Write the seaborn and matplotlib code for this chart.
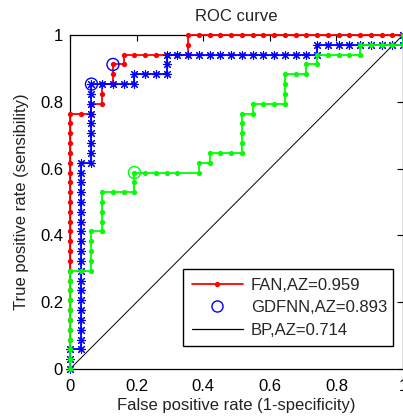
import matplotlib
matplotlib.use("Agg")
import matplotlib.pyplot as plt
import seaborn as sns
from matplotlib.lines import Line2D

# Conteos de falsos positivos / verdaderos positivos
N_NEG = 31
N_POS = 34

fan_fp = [0, 0, 0, 0, 0, 0, 0, 0, 0, 0, 0, 0, 0, 0, 0, 0, 0, 0, 0, 0, 0, 0, 0, 0, 0, 0, 0,
          1, 2, 2, 3, 3, 3, 4, 4, 4, 5, 5, 6, 7, 8, 9, 10, 11, 11, 11,
          12, 13, 14, 15, 16, 17, 18, 19, 20, 21, 22, 23, 24, 25, 26, 27, 28, 29, 30, 31]
fan_tp = [0, 1, 2, 3, 4, 5, 6, 7, 8, 9, 10, 11, 12, 13, 14, 15, 16, 17, 18, 19, 20, 21, 22, 23, 24, 25, 26,
          26, 26, 27, 27, 28, 29, 29, 30, 31, 31, 32, 32, 32, 32, 32, 32, 32, 33, 34,
          34, 34, 34, 34, 34, 34, 34, 34, 34, 34, 34, 34, 34, 34, 34, 34, 34, 34, 34, 34]

gdfnn_fp = [0, 0, 0, 1, 1, 1, 1, 1, 1, 1, 1, 1, 1, 1, 1, 1, 1, 1, 1, 1, 1, 1, 1,
            2, 2, 2, 2, 2, 2, 2, 2, 2, 3, 4, 5, 6, 6, 7, 8, 9, 9, 9,
            10, 11, 12, 13, 14, 15, 16, 17, 18, 19, 20, 21, 22, 23, 23,
            24, 25, 26, 27, 28, 29, 30, 31, 31]
gdfnn_tp = [0, 1, 2, 2, 3, 4, 5, 6, 7, 8, 9, 10, 11, 12, 13, 14, 15, 16, 17, 18, 19, 20, 21,
            21, 22, 23, 24, 25, 26, 27, 28, 29, 29, 29, 29, 29, 30, 30, 30, 30, 31, 32,
            32, 32, 32, 32, 32, 32, 32, 32, 32, 32, 32, 32, 32, 32, 33,
            33, 33, 33, 33, 33, 33, 33, 33, 34]

bp_fp = [0, 0, 0, 0, 0, 0, 0, 0, 0, 0, 0, 1, 2, 2, 2, 2, 2, 3, 3, 3, 3, 3, 4, 5, 6, 6, 6,
         7, 8, 9, 10, 12, 12, 13, 13, 14, 15, 16, 16, 16, 16, 16, 17, 17, 18, 19, 20, 20, 20, 20,
         21, 22, 22, 23, 23, 24, 25, 26, 27, 27, 28, 29, 30, 31, 31]
bp_tp = [0, 1, 2, 3, 4, 5, 6, 7, 8, 9, 10, 10, 10, 11, 12, 13, 14, 14, 15, 16, 17, 18, 18, 18, 18, 19, 20,
         20, 20, 20, 20, 20, 21, 21, 22, 22, 22, 22, 23, 24, 25, 26, 26, 27, 27, 27, 27, 28, 29, 30,
         30, 30, 31, 31, 32, 32, 32, 32, 32, 33, 33, 33, 33, 33, 34]

# puntos de corte marcados con circulo (fp, tp)
corte_fan = (4, 31)
corte_gdfnn = (2, 29)
corte_bp = (6, 20)

etiquetas = ["FAN,AZ=0.959", "GDFNN,AZ=0.893", "BP,AZ=0.714"]
ticks = [0, 0.2, 0.4, 0.6, 0.8, 1]
ticks_txt = ["0", "0.2", "0.4", "0.6", "0.8", "1"]


def a_tasas(fp, tp):
    """Convierte conteos en tasas (1-especificidad, sensibilidad)."""
    return [v / N_NEG for v in fp], [v / N_POS for v in tp]


sns.set_style("white")
plt.rcParams["font.family"] = ["Liberation Sans", "DejaVu Sans"]
plt.rcParams["font.size"] = 12

fig = plt.figure(figsize=(4.03, 4.19), dpi=100)
ax = fig.add_axes([70 / 403, 50 / 419, 333 / 403, 334 / 419])

# diagonal de referencia
sns.lineplot(x=[0, 1], y=[0, 1], color="black", linewidth=0.7, ax=ax)

x, y = a_tasas(fan_fp, fan_tp)
sns.lineplot(x=x, y=y, sort=False, estimator=None, color="#ff0000", linewidth=1.3,
             marker="o", markersize=3.8, markeredgewidth=0, ax=ax, zorder=3, clip_on=False)

x, y = a_tasas(gdfnn_fp, gdfnn_tp)
sns.lineplot(x=x, y=y, sort=False, estimator=None, color="#0000ff", linewidth=1.3,
             marker=(8, 2, 0), markersize=6.2, markeredgewidth=0.8, markeredgecolor="#0000ff",
             ax=ax, zorder=3, clip_on=False)

x, y = a_tasas(bp_fp, bp_tp)
sns.lineplot(x=x, y=y, sort=False, estimator=None, color="#00ff00", linewidth=1.3,
             marker="o", markersize=3.8, markeredgewidth=0, ax=ax, zorder=3, clip_on=False)

# circulos en los puntos de corte
for (cfp, ctp), col in [(corte_fan, "#0000ff"), (corte_gdfnn, "#0000ff"), (corte_bp, "#00ff00")]:
    cx, cy = a_tasas([cfp], [ctp])
    sns.scatterplot(x=cx, y=cy, s=75, facecolor="none", edgecolor=col, linewidth=1.0,
                    ax=ax, zorder=5)

ax.set_xlim(0, 1)
ax.set_ylim(0, 1)
ax.set_xticks(ticks)
ax.set_xticklabels(ticks_txt)
ax.set_yticks(ticks)
ax.set_yticklabels(ticks_txt)
ax.tick_params(direction="in", length=4, width=0.8, top=True, right=True,
               labelsize=12, colors="black", pad=5)
ax.tick_params(axis="x", pad=7)
for s in ax.spines.values():
    s.set_color("black")
    s.set_linewidth(0.9)
    s.set_visible(True)

ax.set_title("ROC curve", fontsize=12, pad=10, color="#222222")
ax.set_xlabel("False positive rate (1-specificity)", fontsize=12, labelpad=3, color="#222222")
ax.set_ylabel("True positive rate (sensibility)", fontsize=12, labelpad=8, color="#222222")

handles = [
    Line2D([], [], color="#ff0000", linewidth=1.3, marker="o", markersize=3.8, markeredgewidth=0),
    Line2D([], [], color="#0000ff", linestyle="none", marker="o", markersize=8,
           markerfacecolor="none", markeredgewidth=1.0),
    Line2D([], [], color="black", linewidth=0.9),
]
leg = ax.legend(handles, etiquetas, loc="lower left", bbox_to_anchor=(0.34, 0.069, 0.631, 0.235),
                mode="expand", fancybox=False, framealpha=1, edgecolor="black",
                handlelength=3.1, handletextpad=0.45, labelspacing=0.45, borderpad=0.5,
                fontsize=12, borderaxespad=0)
leg.get_frame().set_linewidth(1.0)
leg.set_zorder(10)

fig.savefig("out.png", dpi=100)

**DESCRIPTION OF THE TASK:** From the first line above through the line containing "34, 34, 34]", copy everything exactly, without the pictures.

**EXERCISE OUTPUT:**
Write the seaborn and matplotlib code for this chart.
import matplotlib
matplotlib.use("Agg")
import matplotlib.pyplot as plt
import seaborn as sns
from matplotlib.lines import Line2D

# Conteos de falsos positivos / verdaderos positivos
N_NEG = 31
N_POS = 34

fan_fp = [0, 0, 0, 0, 0, 0, 0, 0, 0, 0, 0, 0, 0, 0, 0, 0, 0, 0, 0, 0, 0, 0, 0, 0, 0, 0, 0,
          1, 2, 2, 3, 3, 3, 4, 4, 4, 5, 5, 6, 7, 8, 9, 10, 11, 11, 11,
          12, 13, 14, 15, 16, 17, 18, 19, 20, 21, 22, 23, 24, 25, 26, 27, 28, 29, 30, 31]
fan_tp = [0, 1, 2, 3, 4, 5, 6, 7, 8, 9, 10, 11, 12, 13, 14, 15, 16, 17, 18, 19, 20, 21, 22, 23, 24, 25, 26,
          26, 26, 27, 27, 28, 29, 29, 30, 31, 31, 32, 32, 32, 32, 32, 32, 32, 33, 34,
          34, 34, 34, 34, 34, 34, 34, 34, 34, 34, 34, 34, 34, 34, 34, 34, 34, 34, 34, 34]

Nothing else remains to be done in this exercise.